Code that draws figures:
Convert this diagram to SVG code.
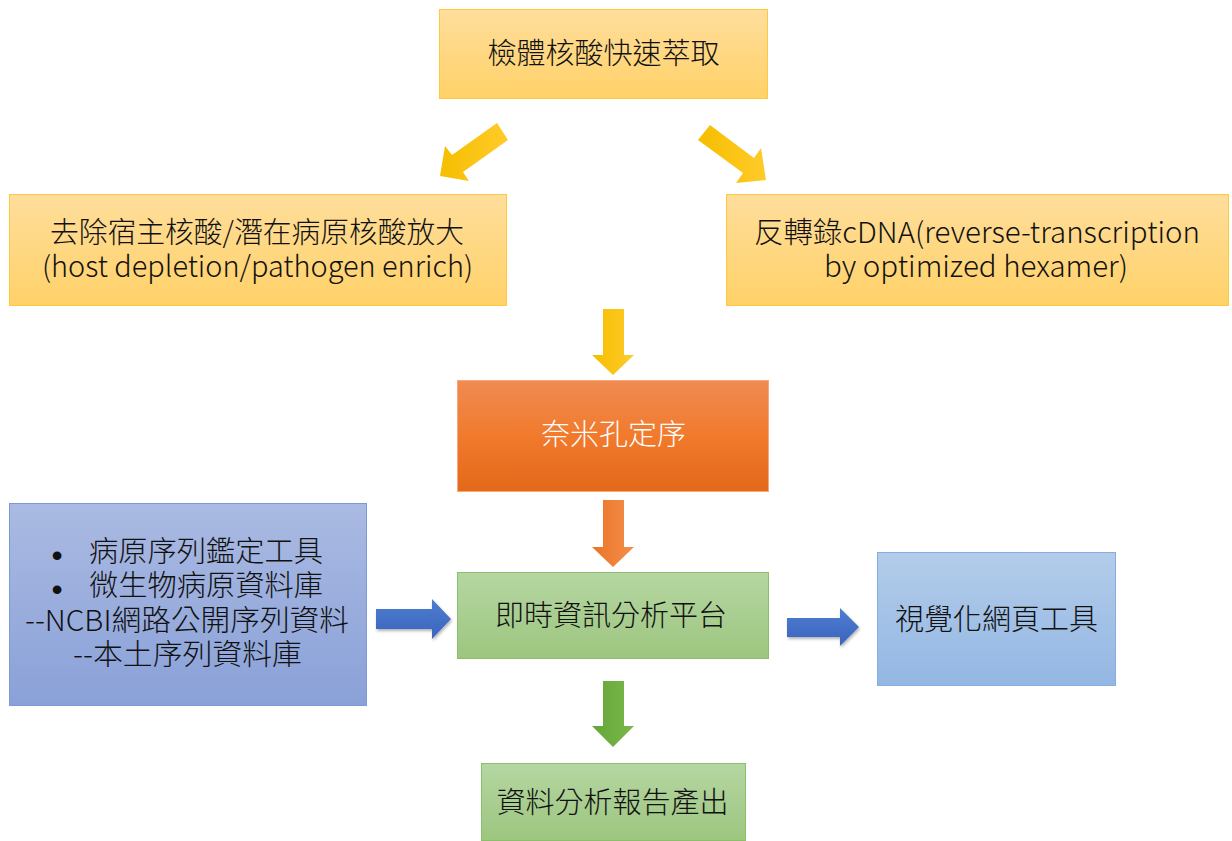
<svg xmlns="http://www.w3.org/2000/svg" width="1232" height="841" viewBox="0 0 1232 841">
<defs>
<linearGradient id="gY" x1="0" y1="0" x2="0" y2="1"><stop offset="0" stop-color="#FFDE9C"/><stop offset="1" stop-color="#FFD168"/></linearGradient>
<linearGradient id="gO" x1="0" y1="0" x2="0" y2="1"><stop offset="0" stop-color="#F08B52"/><stop offset="0.5" stop-color="#F17A2C"/><stop offset="1" stop-color="#E3681A"/></linearGradient>
<linearGradient id="gG" x1="0" y1="0" x2="0" y2="1"><stop offset="0" stop-color="#B5D6A2"/><stop offset="1" stop-color="#9DC67F"/></linearGradient>
<linearGradient id="gB1" x1="0" y1="0" x2="0" y2="1"><stop offset="0" stop-color="#AABAE2"/><stop offset="1" stop-color="#8AA1D8"/></linearGradient>
<linearGradient id="gB2" x1="0" y1="0" x2="0" y2="1"><stop offset="0" stop-color="#B3CCEA"/><stop offset="1" stop-color="#93B7E3"/></linearGradient>
<linearGradient id="aY" x1="0" y1="0" x2="1" y2="0"><stop offset="0" stop-color="#F5BE00"/><stop offset="1" stop-color="#FFCB2A"/></linearGradient>
<linearGradient id="aO" x1="0" y1="0" x2="1" y2="0"><stop offset="0" stop-color="#EB7328"/><stop offset="1" stop-color="#F4904B"/></linearGradient>
<linearGradient id="aG" x1="0" y1="0" x2="1" y2="0"><stop offset="0" stop-color="#65A636"/><stop offset="1" stop-color="#7AB74C"/></linearGradient>
<linearGradient id="aB" x1="0" y1="0" x2="0" y2="1"><stop offset="0" stop-color="#4E7DD0"/><stop offset="1" stop-color="#3A64BE"/></linearGradient>
<filter id="sh" x="-20%" y="-30%" width="150%" height="170%"><feDropShadow dx="1" dy="2" stdDeviation="1.5" flood-color="#000" flood-opacity="0.3"/></filter>
</defs>
<style>
.t{font-family:"Noto Sans CJK TC","Noto Sans CJK SC",sans-serif;font-size:29px;font-weight:300;fill:#111;text-anchor:middle}
.w{fill:#fff}
.bu{font-family:"Liberation Sans",Arial,sans-serif;font-size:32px}
.y{fill:url(#gY);stroke:#FFC83F;stroke-width:1}
.o{fill:url(#gO);stroke:#F5A879;stroke-width:1}
.g{fill:url(#gG);stroke:#8CBF6A;stroke-width:1}
.b1{fill:url(#gB1);stroke:#7C98D6;stroke-width:1}
.b2{fill:url(#gB2);stroke:#86AEE0;stroke-width:1}
</style>
<g id="connectors">
<polygon points="497,123 508,140 463,172 469,181 440,176 445,146 452,155" fill="url(#aY)"/>
<polygon points="710,125 754,158 761,148 766,180 736,183 743,173 698,140" fill="url(#aY)"/>
<polygon points="603,309 624,309 624,355 634,355 613,375 592,355 603,355" fill="url(#aY)"/>
<polygon points="603,500 624,500 624,547 634,547 613,567 592,547 603,547" fill="url(#aO)"/>
<polygon points="603,681 624,681 624,726 634,726 613,747 592,726 603,726" fill="url(#aG)"/>
<polygon points="376,609 432,609 432,599 451,619 432,639 432,629 376,629" fill="url(#aB)" filter="url(#sh)"/>
<polygon points="787,618 840,618 840,608 859,627 840,646 840,637 787,637" fill="url(#aB)" filter="url(#sh)"/>
</g>
<g id="extract">
<rect class="y" x="439.5" y="9.5" width="328" height="89"/>
<text class="t" x="603.5" y="64">檢體核酸快速萃取</text>
</g>
<g id="host-depletion">
<rect class="y" x="9.5" y="194.5" width="497" height="111"/>
<text class="t"><tspan x="257" y="243" textLength="414" lengthAdjust="spacingAndGlyphs">去除宿主核酸/潛在病原核酸放大</tspan><tspan x="257.5" y="277" textLength="431" lengthAdjust="spacingAndGlyphs">(host depletion/pathogen enrich)</tspan></text>
</g>
<g id="reverse-transcription">
<rect class="y" x="726.5" y="194.5" width="502" height="111"/>
<text class="t"><tspan x="977" y="243" textLength="446" lengthAdjust="spacingAndGlyphs">反轉錄cDNA(reverse-transcription</tspan><tspan x="976" y="277" textLength="304" lengthAdjust="spacingAndGlyphs">by optimized hexamer)</tspan></text>
</g>
<g id="nanopore">
<rect class="o" x="457.5" y="380.5" width="311" height="111"/>
<text class="t w" x="613.5" y="445">奈米孔定序</text>
</g>
<g id="realtime-platform">
<rect class="g" x="457.5" y="572.5" width="311" height="86"/>
<text class="t" x="611" y="626">即時資訊分析平台</text>
</g>
<g id="report">
<rect class="g" x="481.5" y="763.5" width="264" height="77"/>
<text class="t" x="612.5" y="813">資料分析報告產出</text>
</g>
<g id="databases">
<rect class="b1" x="9.5" y="503.5" width="357" height="202"/>
<text class="t"><tspan class="bu" x="57" y="566">•</tspan><tspan x="206" y="562" textLength="234" lengthAdjust="spacingAndGlyphs">病原序列鑑定工具</tspan><tspan class="bu" x="57" y="600">•</tspan><tspan x="206" y="596" textLength="234" lengthAdjust="spacingAndGlyphs">微生物病原資料庫</tspan><tspan x="187" y="631" textLength="324" lengthAdjust="spacingAndGlyphs">--NCBI網路公開序列資料</tspan><tspan x="187.5" y="665" textLength="229" lengthAdjust="spacingAndGlyphs">--本土序列資料庫</tspan></text>
</g>
<g id="visualization">
<rect class="b2" x="877.5" y="552.5" width="238" height="133"/>
<text class="t" x="996.5" y="630">視覺化網頁工具</text>
</g>
</svg>
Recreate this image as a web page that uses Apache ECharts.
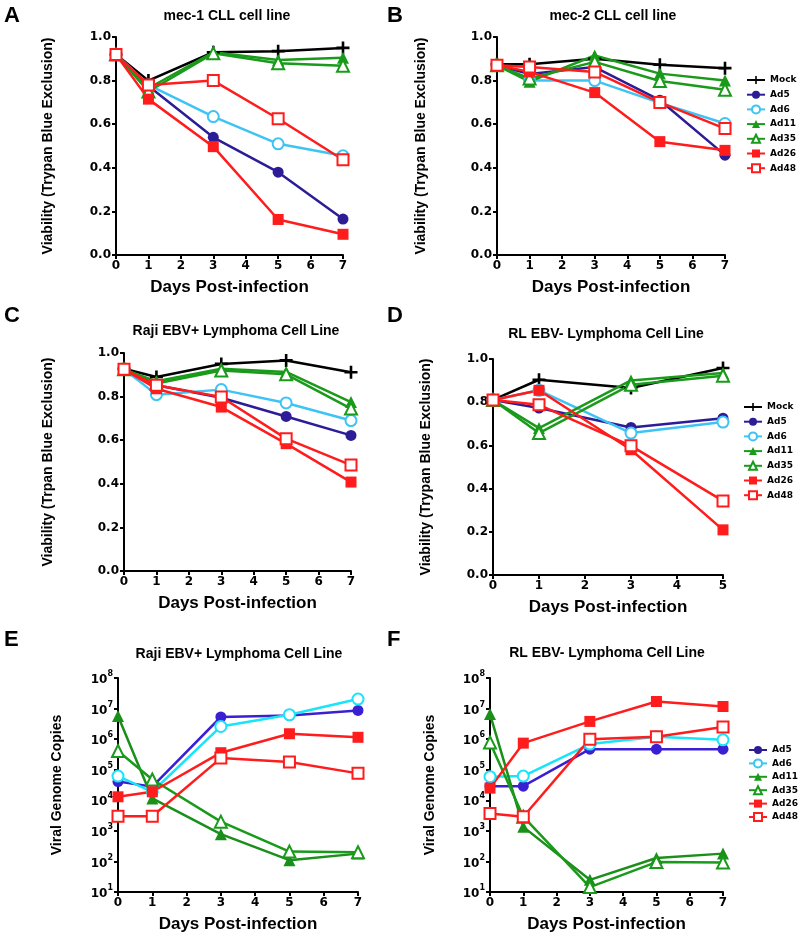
<!DOCTYPE html>
<html>
<head>
<meta charset="utf-8">
<script src="https://cdn.jsdelivr.net/npm/echarts@6/dist/echarts.min.js"></script>
<style>
html,body{margin:0;padding:0;background:#fff;}
#chart{width:800px;height:940px;}
</style>
</head>
<body>
<div id="chart"></div>
<script>
// ---------- data ----------
const days7 = [0, 1, 3, 5, 7];
const days5 = [0, 1, 3, 5];
const xTicks7 = ['0', '1', '2', '3', '4', '5', '6', '7'];
const yTicksLin = ['0.0', '0.2', '0.4', '0.6', '0.8', '1.0'];
const logExponents = [1, 2, 3, 4, 5, 6, 7, 8];

// Panel A: mec-1 CLL cell line (viability)
const A_Mock = [0.92, 0.80, 0.93, 0.935, 0.95];
const A_Ad5  = [0.92, 0.775, 0.54, 0.38, 0.165];
const A_Ad6  = [0.92, 0.78, 0.635, 0.51, 0.455];
const A_Ad11 = [0.92, 0.765, 0.93, 0.895, 0.905];
const A_Ad35 = [0.92, 0.75, 0.925, 0.88, 0.868];
const A_Ad26 = [0.92, 0.715, 0.497, 0.163, 0.095];
const A_Ad48 = [0.92, 0.78, 0.80, 0.625, 0.437];

// Panel B: mec-2 CLL cell line (viability)
const B_Mock = [0.875, 0.875, 0.90, 0.873, 0.857];
const B_Ad5  = [0.87, 0.83, 0.862, 0.71, 0.458];
const B_Ad6  = [0.87, 0.80, 0.80, 0.698, 0.603];
const B_Ad11 = [0.87, 0.795, 0.915, 0.832, 0.80];
const B_Ad35 = [0.87, 0.81, 0.886, 0.798, 0.758];
const B_Ad26 = [0.87, 0.84, 0.745, 0.52, 0.48];
const B_Ad48 = [0.87, 0.862, 0.84, 0.70, 0.58];

// Panel C: Raji EBV+ Lymphoma Cell Line (viability)
const C_Mock = [0.928, 0.89, 0.95, 0.966, 0.912];
const C_Ad5  = [0.925, 0.852, 0.795, 0.709, 0.622];
const C_Ad6  = [0.925, 0.809, 0.832, 0.771, 0.69];
const C_Ad11 = [0.925, 0.87, 0.928, 0.913, 0.775];
const C_Ad35 = [0.925, 0.86, 0.92, 0.902, 0.745];
const C_Ad26 = [0.925, 0.836, 0.752, 0.584, 0.408];
const C_Ad48 = [0.925, 0.852, 0.798, 0.607, 0.486];

// Panel D: RL EBV- Lymphoma Cell Line (viability)
const D_Mock = [0.811, 0.904, 0.866, 0.958];
const D_Ad5  = [0.81, 0.773, 0.683, 0.726];
const D_Ad6  = [0.81, 0.855, 0.657, 0.708];
const D_Ad11 = [0.81, 0.68, 0.901, 0.935];
const D_Ad35 = [0.81, 0.657, 0.881, 0.923];
const D_Ad26 = [0.81, 0.855, 0.58, 0.209];
const D_Ad48 = [0.81, 0.788, 0.598, 0.343];

// Panel E: Raji EBV+ (viral genome copies)
const E_Ad5  = [4.1e4, 2.8e4, 5.3e6, 5.9e6, 8.7e6];
const E_Ad6  = [6.2e4, 1.9e4, 2.6e6, 6.3e6, 2.05e7];
const E_Ad11 = [5.7e6, 1.15e4, 780, 110, 180];
const E_Ad35 = [4.1e5, 4.8e4, 2000, 210, 200];
const E_Ad26 = [1.3e4, 1.9e4, 3.6e5, 1.5e6, 1.15e6];
const E_Ad48 = [3000, 3000, 2.4e5, 1.8e5, 7.6e4];

// Panel F: RL EBV- (viral genome copies)
const F_Ad5  = [2.9e4, 2.9e4, 4.7e5, 4.7e5, 4.7e5];
const F_Ad6  = [5.9e4, 6.2e4, 6.9e5, 1.2e6, 9.5e5];
const F_Ad11 = [6.6e6, 1350, 25, 130, 180];
const F_Ad35 = [7.8e5, 2900, 14.5, 95, 92];
const F_Ad26 = [2.5e4, 7.4e5, 3.8e6, 1.7e7, 1.17e7];
const F_Ad48 = [3700, 2900, 1.0e6, 1.2e6, 2.5e6];

const seriesNames = ['Mock', 'Ad5', 'Ad6', 'Ad11', 'Ad35', 'Ad26', 'Ad48'];
const panelTitles = ['mec-1 CLL cell line', 'mec-2 CLL cell line', 'Raji EBV+ Lymphoma Cell Line',
  'RL EBV- Lymphoma Cell Line', 'Raji EBV+ Lymphoma Cell Line', 'RL EBV- Lymphoma Cell Line'];
const panelLetters = ['A', 'B', 'C', 'D', 'E', 'F'];
const yTitles = ['Viability (Trypan Blue Exclusion)', 'Viability (Trypan Blue Exclusion)',
  'Viability (Trpan Blue Exclusion)', 'Viability (Trypan Blue Exclusion)',
  'Viral Genome Copies', 'Viral Genome Copies'];
const xTitle = 'Days Post-infection';

// ---------- styling ----------
const colViab = {Mock:'#000000', Ad5:'#2c1c96', Ad6:'#3ec4f4', Ad11:'#1a9a1a', Ad35:'#1a9a1a', Ad26:'#ff1c1c', Ad48:'#ff1c1c'};
const colCopies = {Mock:'#000000', Ad5:'#3a20d2', Ad6:'#18e4fa', Ad11:'#1a8f1a', Ad35:'#1a9a1a', Ad26:'#ff1c1c', Ad48:'#ff1c1c'};
const plusPath = 'path://M4,0H6V4H10V6H6V10H4V6H0V4H4Z';
const symInfo = {
  Mock: {symbol: plusPath, size: 13, open: false},
  Ad5:  {symbol: 'circle', size: 11, open: false},
  Ad6:  {symbol: 'circle', size: 11, open: true},
  Ad11: {symbol: 'triangle', size: 12, open: false},
  Ad35: {symbol: 'triangle', size: 12, open: true},
  Ad26: {symbol: 'rect', size: 11, open: false},
  Ad48: {symbol: 'rect', size: 11, open: true}
};

const grids = [
  {left: 116, top: 37, width: 227, height: 218},
  {left: 497, top: 37, width: 228, height: 218},
  {left: 124, top: 353, width: 227, height: 218},
  {left: 493, top: 359, width: 230, height: 216},
  {left: 118, top: 678, width: 240, height: 214},
  {left: 490, top: 678, width: 233, height: 214}
];
const yNameGaps = [61, 69, 69, 60, 54, 53];

const tickFont = {fontFamily: 'DejaVu Sans', fontWeight: 'bold', fontSize: 12, color: '#000'};
const axisLine = {show: true, onZero: false, lineStyle: {color: '#000', width: 2}};
const axisTick = {show: true, length: 4, lineStyle: {color: '#000', width: 2}};

const panels = [
  {xs: days7, xmax: 7, log: false, data: {Mock:A_Mock, Ad5:A_Ad5, Ad6:A_Ad6, Ad11:A_Ad11, Ad35:A_Ad35, Ad26:A_Ad26, Ad48:A_Ad48}},
  {xs: days7, xmax: 7, log: false, data: {Mock:B_Mock, Ad5:B_Ad5, Ad6:B_Ad6, Ad11:B_Ad11, Ad35:B_Ad35, Ad26:B_Ad26, Ad48:B_Ad48}},
  {xs: days7, xmax: 7, log: false, data: {Mock:C_Mock, Ad5:C_Ad5, Ad6:C_Ad6, Ad11:C_Ad11, Ad35:C_Ad35, Ad26:C_Ad26, Ad48:C_Ad48}},
  {xs: days5, xmax: 5, log: false, data: {Mock:D_Mock, Ad5:D_Ad5, Ad6:D_Ad6, Ad11:D_Ad11, Ad35:D_Ad35, Ad26:D_Ad26, Ad48:D_Ad48}},
  {xs: days7, xmax: 7, log: true, data: {Ad5:E_Ad5, Ad6:E_Ad6, Ad11:E_Ad11, Ad35:E_Ad35, Ad26:E_Ad26, Ad48:E_Ad48}},
  {xs: days7, xmax: 7, log: true, data: {Ad5:F_Ad5, Ad6:F_Ad6, Ad11:F_Ad11, Ad35:F_Ad35, Ad26:F_Ad26, Ad48:F_Ad48}}
];

const xAxes = [], yAxes = [], series = [];
panels.forEach((p, gi) => {
  xAxes.push({
    gridIndex: gi, type: 'value', min: 0, max: p.xmax, interval: 1,
    axisLine: axisLine, axisTick: axisTick, splitLine: {show: false},
    axisLabel: Object.assign({margin: 5, formatter: v => xTicks7[v]}, tickFont),
    name: xTitle, nameLocation: 'middle', nameGap: 24,
    nameTextStyle: {fontFamily: 'Liberation Sans', fontWeight: 'bold', fontSize: 17, color: '#000'}
  });
  const ya = {
    gridIndex: gi, axisLine: axisLine, axisTick: axisTick, splitLine: {show: false},
    name: yTitles[gi], nameLocation: 'middle', nameGap: yNameGaps[gi], nameRotate: 90,
    nameTextStyle: {fontFamily: 'Liberation Sans', fontWeight: 'bold', fontSize: 14, color: '#000'}
  };
  if (p.log) {
    Object.assign(ya, {
      type: 'log', logBase: 10, min: 10, max: 1e8, splitNumber: 7,
      axisLabel: {
        margin: 5,
        formatter: v => '{b|10}{s|' + logExponents[Math.round(Math.log10(v)) - 1] + '}',
        rich: {
          b: {fontFamily: 'DejaVu Sans', fontWeight: 'bold', fontSize: 12, color: '#000', lineHeight: 16, verticalAlign: 'bottom'},
          s: {fontFamily: 'DejaVu Sans', fontWeight: 'bold', fontSize: 8, color: '#000', lineHeight: 16, verticalAlign: 'top'}
        }
      }
    });
  } else {
    Object.assign(ya, {
      type: 'value', min: 0, max: 1, interval: 0.2,
      axisLabel: Object.assign({margin: 5, formatter: v => yTicksLin[Math.round(v * 5)]}, tickFont)
    });
  }
  yAxes.push(ya);
  const pal = p.log ? colCopies : colViab;
  Object.keys(p.data).forEach(name => {
    const si = symInfo[name];
    const c = pal[name];
    series.push({
      type: 'line', name: name, xAxisIndex: gi, yAxisIndex: gi,
      data: p.xs.map((x, i) => [x, p.data[name][i]]),
      symbol: si.symbol, symbolSize: si.size, showAllSymbol: true,
      lineStyle: {color: c, width: 2.5},
      itemStyle: si.open ? {color: '#ffffff', borderColor: c, borderWidth: 2} : {color: c, borderColor: c, borderWidth: 0},
      emphasis: {disabled: true}
    });
  });
});

const legendText = {fontFamily: 'DejaVu Sans', fontWeight: 'bold', fontSize: 9, color: '#000', lineHeight: 10};
const legends = [
  {left: 746, top: 75, data: seriesNames, itemGap: 4.7},
  {left: 743, top: 402, data: seriesNames, itemGap: 4.7},
  {left: 748, top: 745, data: seriesNames.slice(1), itemGap: 3.4}
].map(l => Object.assign({orient: 'vertical', itemWidth: 18, itemHeight: 10, padding: 0,
  textStyle: legendText, selectedMode: false}, l));

const graphics = [];
const titlePos = [[227, 16], [613, 16], [236, 331], [606, 334], [239, 654], [607, 653]];
const letterPos = [[4, 16], [387, 16], [4, 316], [387, 316], [4, 640], [387, 640]];
titlePos.forEach((pt, i) => {
  graphics.push({type: 'text', x: pt[0], y: pt[1], silent: true,
    style: {text: panelTitles[i], font: 'bold 14px "Liberation Sans"', fill: '#000', textAlign: 'center', textVerticalAlign: 'middle'}});
});
letterPos.forEach((pt, i) => {
  graphics.push({type: 'text', x: pt[0], y: pt[1], silent: true,
    style: {text: panelLetters[i], font: 'bold 22px "Liberation Sans"', fill: '#000', textAlign: 'left', textVerticalAlign: 'middle'}});
});

const chart = echarts.init(document.getElementById('chart'), null, {renderer: 'canvas'});
chart.setOption({
  animation: false,
  backgroundColor: '#ffffff',
  grid: grids,
  xAxis: xAxes,
  yAxis: yAxes,
  legend: legends,
  graphic: graphics,
  series: series
});
</script>
</body>
</html>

What the exercise asks:
All lines above starting at the one with "Recreate this image" and ending at the one with "const A_Ad48 = [0.92, 0.78, 0.80, 0.625, 0.437];", inclusive, are to be printed again exactly, with the pictures left out.

Output for this exercise:
Recreate this image as a web page that uses Apache ECharts.
<!DOCTYPE html>
<html>
<head>
<meta charset="utf-8">
<script src="https://cdn.jsdelivr.net/npm/echarts@6/dist/echarts.min.js"></script>
<style>
html,body{margin:0;padding:0;background:#fff;}
#chart{width:800px;height:940px;}
</style>
</head>
<body>
<div id="chart"></div>
<script>
// ---------- data ----------
const days7 = [0, 1, 3, 5, 7];
const days5 = [0, 1, 3, 5];
const xTicks7 = ['0', '1', '2', '3', '4', '5', '6', '7'];
const yTicksLin = ['0.0', '0.2', '0.4', '0.6', '0.8', '1.0'];
const logExponents = [1, 2, 3, 4, 5, 6, 7, 8];

// Panel A: mec-1 CLL cell line (viability)
const A_Mock = [0.92, 0.80, 0.93, 0.935, 0.95];
const A_Ad5  = [0.92, 0.775, 0.54, 0.38, 0.165];
const A_Ad6  = [0.92, 0.78, 0.635, 0.51, 0.455];
const A_Ad11 = [0.92, 0.765, 0.93, 0.895, 0.905];
const A_Ad35 = [0.92, 0.75, 0.925, 0.88, 0.868];
const A_Ad26 = [0.92, 0.715, 0.497, 0.163, 0.095];
const A_Ad48 = [0.92, 0.78, 0.80, 0.625, 0.437];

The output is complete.